Most ecommerce operations start with a spreadsheet or a platform’s built-in product form and never formally decide on an attribute model. Fields get added ad hoc: someone needs a “care instructions” field, so it goes in as a custom field in BigCommerce. Someone needs a “country of origin” field for Amazon, so it goes in too. After two years, you have a product model with 80 fields, no documentation, inconsistent values, and nobody who knows what half of them are for.

This is the catalog debt problem. Here’s how to avoid it.

Start with Families, Not Fields

The most common mistake is modeling products as a flat list of attributes. In reality, different product types need different attributes. An apparel product needs material, size range, and care instructions. A book needs ISBN, author, and page count. A piece of software needs license type and supported platforms.

The right model groups attributes into families: a shared schema for a product type. Every product in the “Apparel” family has the same set of attributes. Every product in the “Electronics” family has a different set.

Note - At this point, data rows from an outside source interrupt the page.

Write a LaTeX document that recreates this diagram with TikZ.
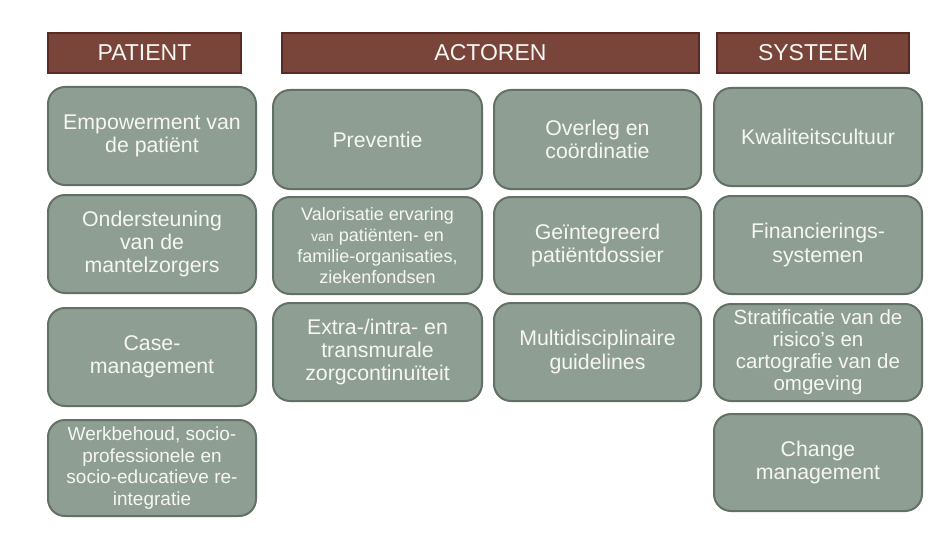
\documentclass[tikz,border=0pt]{standalone}
\usepackage{fontspec}
\setmainfont{Liberation Sans}
\definecolor{boxfill}{RGB}{143,158,147}
\definecolor{boxline}{RGB}{98,112,102}
\definecolor{headfill}{RGB}{121,68,58}
\definecolor{headline}{RGB}{88,44,36}
\definecolor{txt}{RGB}{246,246,242}
\tikzset{
  cell/.style={draw=boxline, fill=boxfill, line width=2pt, rounded corners=17pt,
    text=txt, align=center, inner sep=0pt, font=\fontsize{21.3}{23.3}\selectfont},
  head/.style={draw=headline, fill=headfill, line width=1.5pt, text=txt,
    inner sep=0pt, minimum height=40pt, font=\fontsize{23}{26}\selectfont},
}
\begin{document}
\begin{tikzpicture}[x=1pt,y=-1pt]
\useasboundingbox (0,0) rectangle (933,548);
\fill[white] (0,0) rectangle (933,548);
% headers
\node[head, minimum width=193pt] (hP) at (144.5,53) {PATIENT};
\node[head, minimum width=417pt] (hA) at (490.5,53) {ACTOREN};
\node[head, minimum width=192pt] (hS) at (813,53) {SYSTEEM};
% patient column
\node[cell, minimum width=208pt, minimum height=98pt] (p1) at (152,136) {Empowerment van\\de patiënt};
\node[cell, minimum width=208pt, minimum height=98pt] (p2) at (152,244) {Ondersteuning\\van de\\mantelzorgers};
\node[cell, minimum width=208pt, minimum height=98pt] (p3) at (152,357) {Case-\\management};
\node[cell, minimum width=208pt, minimum height=96pt, font=\fontsize{19}{21.7}\selectfont] (p4) at (152,468) {Werkbehoud, socio-\\professionele en\\socio-educatieve re-\\integratie};
% actoren
\node[cell, minimum width=209pt, minimum height=99pt] (a1) at (377.5,139.5) {Preventie};
\node[cell, minimum width=207pt, minimum height=99pt] (a2) at (597.5,139.5) {Overleg en\\coördinatie};
\node[cell, minimum width=209pt, minimum height=97pt, font=\fontsize{18}{21}\selectfont] (a3) at (377.5,245.5) {Valorisatie ervaring\\{\fontsize{14}{21}\selectfont van} patiënten- en\\familie-organisaties,\\ziekenfondsen};
\node[cell, minimum width=207pt, minimum height=97pt] (a4) at (597.5,245.5) {Geïntegreerd\\patiëntdossier};
\node[cell, minimum width=209pt, minimum height=98pt] (a5) at (377.5,352) {Extra-/intra- en\\transmurale\\zorgcontinuïteit};
\node[cell, minimum width=207pt, minimum height=98pt] (a6) at (597.5,352) {Multidisciplinaire\\guidelines};
% systeem
\node[cell, minimum width=208pt, minimum height=98pt] (s1) at (818,137) {Kwaliteitscultuur};
\node[cell, minimum width=208pt, minimum height=98pt] (s2) at (818,245) {Financierings-\\systemen};
\node[cell, minimum width=208pt, minimum height=97pt, font=\fontsize{20.5}{22}\selectfont] (s3) at (818,352.5) {Stratificatie van de\\risico's en\\cartografie van de\\omgeving};
\node[cell, minimum width=208pt, minimum height=97pt] (s4) at (818,462.5) {Change\\management};
\end{tikzpicture}
\end{document}
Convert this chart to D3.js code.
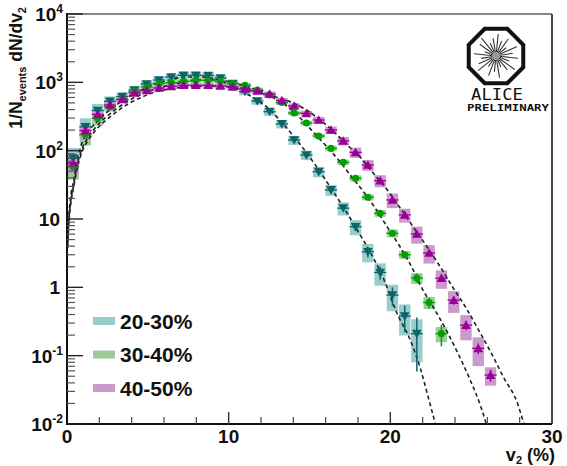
<!DOCTYPE html>
<html><head><meta charset="utf-8">
<script src="https://cdn.jsdelivr.net/npm/d3@7/dist/d3.min.js"></script>
<style>body{margin:0;background:#fff}svg{display:block}</style>
</head><body>
<svg id="c" width="567" height="466"></svg>
<script>
// ---------- data ----------
const categories = ["20-30%", "30-40%", "40-50%"];
const binCenters = [0.38,1.14,1.90,2.66,3.42,4.18,4.93,5.69,6.45,7.21,7.97,8.73,9.49,10.25,11.01,11.77,12.53,13.29,14.05,14.81,15.57,16.33,17.09,17.85,18.61,19.37,20.13,20.89,21.64,22.40,23.16,23.92,24.68,25.44,26.20];

const vals2030 = [78,224,387,528,621,773,946,1082,1197,1268,1268,1259,1158,955,735,533,372,246,143,86.4,49.2,26.6,14.4,7.7,3.32,1.65,0.77,0.38,0.21];
const sys2030  = [0.40,0.33,0.25,0.18,0.14,0.12,0.12,0.12,0.11,0.11,0.11,0.11,0.11,0.11,0.12,0.12,0.13,0.14,0.15,0.16,0.17,0.18,0.22,0.25,0.30,0.36,0.42,0.48,0.62];
const stat2030 = [0.05,0.03,0.02,0.02,0.02,0.02,0.02,0.02,0.02,0.02,0.02,0.02,0.02,0.02,0.02,0.02,0.03,0.03,0.04,0.05,0.06,0.08,0.10,0.13,0.17,0.22,0.30,0.42,0.72];

const vals3040 = [58,170,298,440,561,730,855,962,989,1035,1072,1072,1035,962,906,773,653,507,356,254,164,108,67.6,39.4,20.8,12.1,6.18,3.0,1.37,0.60,0.21];
const sys3040  = [0.35,0.30,0.22,0.15,0.10,0.08,0.08,0.08,0.08,0.08,0.08,0.08,0.08,0.08,0.08,0.08,0.08,0.08,0.08,0.08,0.08,0.09,0.09,0.10,0.10,0.11,0.13,0.13,0.18,0.20,0.25];
const stat3040 = [0.05,0.03,0.02,0.02,0.02,0.02,0.02,0.02,0.02,0.02,0.02,0.02,0.02,0.02,0.02,0.02,0.02,0.02,0.02,0.03,0.03,0.03,0.04,0.04,0.05,0.06,0.08,0.10,0.15,0.18,0.35];

const vals4050 = [66,197,339,466,561,698,760,826,875,906,906,906,885,855,800,747,675,542,451,352,281,201,139,94.6,61.7,36.4,19.0,11.5,6.04,3.18,1.36,0.65,0.28,0.128,0.052];
const sys4050  = [0.30,0.25,0.18,0.14,0.10,0.09,0.09,0.09,0.09,0.09,0.09,0.09,0.09,0.09,0.09,0.09,0.09,0.09,0.09,0.09,0.11,0.12,0.14,0.17,0.18,0.20,0.24,0.23,0.28,0.30,0.30,0.35,0.40,0.45,0.30];
const stat4050 = [0.05,0.03,0.02,0.02,0.02,0.02,0.02,0.02,0.02,0.02,0.02,0.02,0.02,0.02,0.02,0.02,0.02,0.02,0.02,0.02,0.03,0.03,0.03,0.04,0.04,0.05,0.06,0.07,0.08,0.10,0.12,0.14,0.16,0.18,0.20];

// dashed fit curves (v2 %, value)
const fit2030x = [0.04,0.1,0.2,0.42,0.62,0.93,1.24,1.73,2.35,2.97,3.77,4.64,5.45,6.37,7.30,8.23,9.16,10.09,11.02,11.76,12.57,13.37,14.11,14.92,15.66,16.40,17.21,17.95,18.75,19.56,20.43,21.23,21.85,22.34,22.78,23.0];
const fit2030y = [4.5,10,19,37,70,129,181,246,344,451,610,773,946,1082,1197,1197,1120,915,698,552,394,246,153,86.4,48.8,26.6,13.5,6.9,3.29,1.37,0.407,0.170,0.066,0.0248,0.010,0.006];
const fit3040x = [0.04,0.105,0.204,0.415,0.619,0.928,1.238,1.733,2.352,2.971,3.775,4.642,5.447,6.375,7.303,8.232,9.16,10.09,11.02,11.76,12.56,13.68,14.42,15.23,16.09,16.9,17.52,18.26,19.06,19.81,20.61,21.42,21.85,22.65,23.52,24.2,24.94,25.56,25.93,26.1];
const fit3040y = [4.17,9.04,16.0,32.5,59.7,106,148,215,301,394,533,675,800,915,1012,1082,1082,1012,885,773,631,436,301,188,113,68.3,44.1,26.6,14.5,7.64,3.89,1.79,1.08,0.515,0.222,0.106,0.044,0.019,0.010,0.007];
const fit4050x = [0.04,0.105,0.204,0.415,0.619,0.928,1.238,1.733,2.352,2.971,3.775,4.642,5.447,6.375,7.303,8.232,9.16,10.09,11.02,11.95,12.69,13.37,14.61,15.66,16.71,17.33,18.13,18.94,19.81,20.61,21.42,22.28,23.09,23.89,24.76,25.56,26.37,26.99,27.86,28.23,28.4];
const fit4050y = [3.77,8.17,14.5,29.4,53.9,95.7,134,194,272,356,482,610,722,800,855,885,885,855,800,698,631,570,421,281,170,121,80.9,47.1,26.6,14.5,7.64,3.89,1.99,0.977,0.466,0.215,0.0957,0.0487,0.0203,0.0107,0.008];

const yTickVals = [0.01,0.1,1,10,100,1000,10000];
const yTickBase = ["10","10","1","10","10","10","10"];
const yTickExp  = ["-2","-1","","","2","3","4"];
const xTickVals = [0,10,20,30];
const xTickLabels = ["0","10","20","30"];

const boxColors = ["#99cccc","#99cc99","#cc99cc"];
const markColors = ["#0a6468","#00a000","#990099"];

// ---------- setup ----------
const svg = d3.select("#c");
const L = 67, R = 552, T = 14, B = 424;
const x = d3.scaleLinear().domain([0,30]).range([L,R]);
const y = d3.scaleLog().domain([0.01,10000]).range([B,T]);
const FONT = "'Liberation Sans', Arial, Helvetica, sans-serif";

svg.append("defs").append("clipPath").attr("id","clip")
  .append("rect").attr("x",L).attr("y",T).attr("width",R-L).attr("height",B-T);

const series = [
  {name:categories[0], v:vals2030, sys:sys2030, st:stat2030, fx:fit2030x, fy:fit2030y, sym:"down"},
  {name:categories[1], v:vals3040, sys:sys3040, st:stat3040, fx:fit3040x, fy:fit3040y, sym:"circle"},
  {name:categories[2], v:vals4050, sys:sys4050, st:stat4050, fx:fit4050x, fy:fit4050y, sym:"up"}
];

const plot = svg.append("g").attr("clip-path","url(#clip)");

// systematic boxes
series.forEach((s,i) => {
  const d = s.v.map((v,k)=>({x:binCenters[k], v, e:s.sys[k]}));
  plot.append("g").selectAll("rect").data(d).join("rect")
    .attr("x", p => x(p.x-0.35))
    .attr("width", p => x(p.x+0.35)-x(p.x-0.35))
    .attr("y", p => y(p.v*(1+p.e)))
    .attr("height", p => y(Math.max(p.v*(1-p.e),1e-3)) - y(p.v*(1+p.e)))
    .attr("fill", boxColors[i]);
});

// fit curves
const line = d3.line().x(d=>x(d[0])).y(d=>y(d[1])).curve(d3.curveMonotoneX);
series.forEach(s => {
  plot.append("path").datum(s.fx.map((v,k)=>[v, s.fy[k]]))
    .attr("d", line).attr("fill","none").attr("stroke","#222")
    .attr("stroke-width",1.6).attr("stroke-dasharray","4,3");
});

// markers + error bars
series.forEach((s,i) => {
  const g = plot.append("g");
  const d = s.v.map((v,k)=>({x:binCenters[k], v, e:s.st[k]}));
  g.selectAll(".xe").data(d).join("line")
    .attr("x1", p=>x(p.x-0.38)).attr("x2", p=>x(p.x+0.38))
    .attr("y1", p=>y(p.v)).attr("y2", p=>y(p.v))
    .attr("stroke", markColors[i]).attr("stroke-width",1.3);
  g.selectAll(".ye").data(d).join("line")
    .attr("x1", p=>x(p.x)).attr("x2", p=>x(p.x))
    .attr("y1", p=>y(p.v*(1+p.e))).attr("y2", p=>y(Math.max(p.v*(1-p.e),1e-3)))
    .attr("stroke", markColors[i]).attr("stroke-width",1.5);
  const sym = s.sym==="circle" ? d3.symbol(d3.symbolCircle, 40) : d3.symbol(d3.symbolTriangle, 42);
  g.selectAll("path").data(d).join("path")
    .attr("d", sym)
    .attr("transform", p => `translate(${x(p.x)},${y(p.v) + (s.sym==="down"?-1:(s.sym==="up"?1:0))})` + (s.sym==="down" ? " rotate(180)" : ""))
    .attr("fill", markColors[i]);
});

// ---------- frame & axes ----------
svg.append("line").attr("x1",L).attr("x2",R).attr("y1",T).attr("y2",T).attr("stroke","#888").attr("stroke-width",2);
svg.append("line").attr("x1",R).attr("x2",R).attr("y1",T).attr("y2",B).attr("stroke","#111").attr("stroke-width",1.5);
svg.append("line").attr("x1",L).attr("x2",L).attr("y1",T-1).attr("y2",B+1).attr("stroke","#111").attr("stroke-width",2);
svg.append("line").attr("x1",L-1).attr("x2",R).attr("y1",B).attr("y2",B).attr("stroke","#111").attr("stroke-width",2);

// y ticks
const yMinor = [];
for (let dec=-2; dec<4; dec++) for (let m=2; m<10; m++) yMinor.push(m*Math.pow(10,dec));
svg.append("g").selectAll("line").data(yMinor).join("line")
  .attr("x1",L).attr("x2",L+8).attr("y1",d=>y(d)).attr("y2",d=>y(d))
  .attr("stroke","#555").attr("stroke-width",1.2);
svg.append("g").selectAll("line").data(yTickVals).join("line")
  .attr("x1",L).attr("x2",L+16).attr("y1",d=>y(d)).attr("y2",d=>y(d))
  .attr("stroke","#222").attr("stroke-width",1.4);

const yl = svg.append("g").attr("font-family",FONT).attr("font-weight","bold").attr("fill","#111");
yTickVals.forEach((v,k) => {
  const t = yl.append("text").attr("x", yTickExp[k] ? 63 : 60).attr("y", y(v)+7)
    .attr("text-anchor","end").attr("font-size",19);
  t.append("tspan").text(yTickBase[k]);
  if (yTickExp[k]) t.append("tspan").attr("font-size",12).attr("dy",-8).text(yTickExp[k]);
});

// x ticks
const xMinor = d3.range(2,30,2).filter(v=>v%10!==0);
svg.append("g").selectAll("line").data(xMinor).join("line")
  .attr("x1",d=>x(d)).attr("x2",d=>x(d)).attr("y1",B).attr("y2",B-7)
  .attr("stroke","#444").attr("stroke-width",1.2);
svg.append("g").selectAll("line").data(xTickVals.slice(1,3)).join("line")
  .attr("x1",d=>x(d)).attr("x2",d=>x(d)).attr("y1",B).attr("y2",B-12)
  .attr("stroke","#333").attr("stroke-width",1.4);
svg.append("g").selectAll("text").data(xTickVals).join("text")
  .attr("x",d=>x(d)).attr("y",443).attr("text-anchor","middle")
  .attr("font-family",FONT).attr("font-weight","bold").attr("font-size",19).attr("fill","#111")
  .text((d,k)=>xTickLabels[k]);

// axis titles
const xt = svg.append("text").attr("x",555).attr("y",461).attr("text-anchor","end")
  .attr("font-family",FONT).attr("font-weight","bold").attr("font-size",18).attr("fill","#111");
xt.append("tspan").text("v");
xt.append("tspan").attr("font-size",11).attr("dy",3).text("2");
xt.append("tspan").attr("dy",-3).text(" (%)");

const ytt = svg.append("text").attr("transform","translate(22,7) rotate(-90)").attr("text-anchor","end")
  .attr("font-family",FONT).attr("font-weight","bold").attr("font-size",17.5).attr("fill","#111");
ytt.append("tspan").text("1/N");
ytt.append("tspan").attr("font-size",11).attr("dy",4).text("events");
ytt.append("tspan").attr("dy",-4).text(" dN/dv");
ytt.append("tspan").attr("font-size",11).attr("dy",4).text("2");

// legend
const lg = svg.append("g");
categories.forEach((c,i) => {
  const cy = 321 + i*33.5;
  lg.append("rect").attr("x",93).attr("y",cy-4).attr("width",22).attr("height",8).attr("fill",boxColors[i]);
  lg.append("text").attr("x",120).attr("y",cy+7.5).attr("font-family",FONT).attr("font-weight","bold")
    .attr("font-size",21).attr("fill","#111").text(c);
});

// ALICE logo
const logo = svg.append("g").attr("transform","translate(496,56)");
const oct = d3.range(8).map(k => { const a = Math.PI/8 + k*Math.PI/4; return [29.5*Math.cos(a), 29.5*Math.sin(a)]; });
logo.append("polygon").attr("points", oct.map(p=>p.join(",")).join(" "))
  .attr("fill","#fff").attr("stroke","#111").attr("stroke-width",4);
const rayLens = [22,14,23,18,12,22,16,21,13,23,19,15,22,12,20,23,14,18,22,16,21,13,23,17];
rayLens.forEach((len,k) => {
  const a = k*2*Math.PI/rayLens.length + 0.1;
  logo.append("line").attr("x1",3*Math.cos(a)).attr("y1",3*Math.sin(a))
    .attr("x2",len*Math.cos(a)).attr("y2",len*Math.sin(a))
    .attr("stroke","#333").attr("stroke-width",1.1);
});
logo.append("circle").attr("r",4).attr("fill","#999");
svg.append("text").attr("x",497).attr("y",100).attr("text-anchor","middle")
  .attr("font-family","'DejaVu Sans Mono', monospace").attr("font-size",16).attr("fill","#111")
  .attr("textLength",52).attr("lengthAdjust","spacingAndGlyphs").text("ALICE");
svg.append("text").attr("x",508).attr("y",111).attr("text-anchor","middle")
  .attr("font-family","'DejaVu Sans Mono', monospace").attr("font-weight","bold").attr("font-size",9).attr("fill","#111")
  .attr("textLength",82).attr("lengthAdjust","spacingAndGlyphs").text("PRELIMINARY");
</script>
</body></html>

This has a few properties:

  • You can generate a Zod schema from a family, which means you can validate any product in that family against the same type.
  • Adding an attribute to a family makes it available to every product in that family — without a migration or a schema change.
  • You can tell at a glance what a product is supposed to have, and what it’s missing.

Type Your Attributes

Free-text fields are a catalog liability. An untyped “weight” field will contain “2 kg”, “2kg”, “2.0”, “approx. 2”, and “unknown” — and none of these parse the same way in a connector.

Attribute types in minipim:

  • text — localized, for human-readable strings
  • measurement — a numeric value plus a unit; validates both parts
  • money — amount plus currency, market-scoped
  • select — an enum; only allows predefined values
  • richtext — formatted content, localized
  • media — references to asset records

Type enforcement is the difference between data that can be reliably synced to channels and data that requires manual cleanup before every export.

Use Channel Scoping

Not every attribute is relevant to every channel. Amazon requires A+ content; your storefront doesn’t use it. A wholesale portal needs a trade price; Amazon shouldn’t see it.

Channel scoping lets you declare which channels an attribute is relevant to. The data is stored once but each channel only sees what it’s supposed to see. This keeps product records clean and prevents accidentally syncing fields to channels that don’t need them.

The Problem with Custom Fields Everywhere

Most commerce platforms offer “custom fields” or “metafields” as an escape valve. They’re useful, but they’re untyped, undocumented, and invisible to channel readiness scoring.

When you model an attribute as a proper typed field in the PIM schema, the PIM knows it exists, can validate it, can compute readiness based on whether it’s populated, and can map it to the correct field in each connector. When you put it in a custom field, none of that works — you’ve moved the problem into a less visible layer.

Naming Conventions and Documentation

Attribute keys should be machine-readable and consistent. net_weight not weight (net). care_guide_en not Care Guide. Lower-snake-case across the board.

Document every attribute in the family definition: what it’s for, what format it expects, which channels use it, and what the valid values are for select fields. This documentation doesn’t need to live in a separate wiki — the attribute definition in the PIM should carry it.

When to Refactor Your Attribute Model

You know your attribute model is broken when:

  • Connectors require custom transforms to handle inconsistent data formats
  • You’re adding the same attribute to products manually because it’s missing from the schema
  • A new channel requires attributes that don’t exist in your model and you’re not sure where to add them
  • You’ve hired a new merchandiser and they can’t figure out what fields are supposed to contain

The good news: refactoring attribute models in a schema-first PIM is a configuration change, not a database migration. You update the family definition, and the new attributes become available on every product in that family immediately.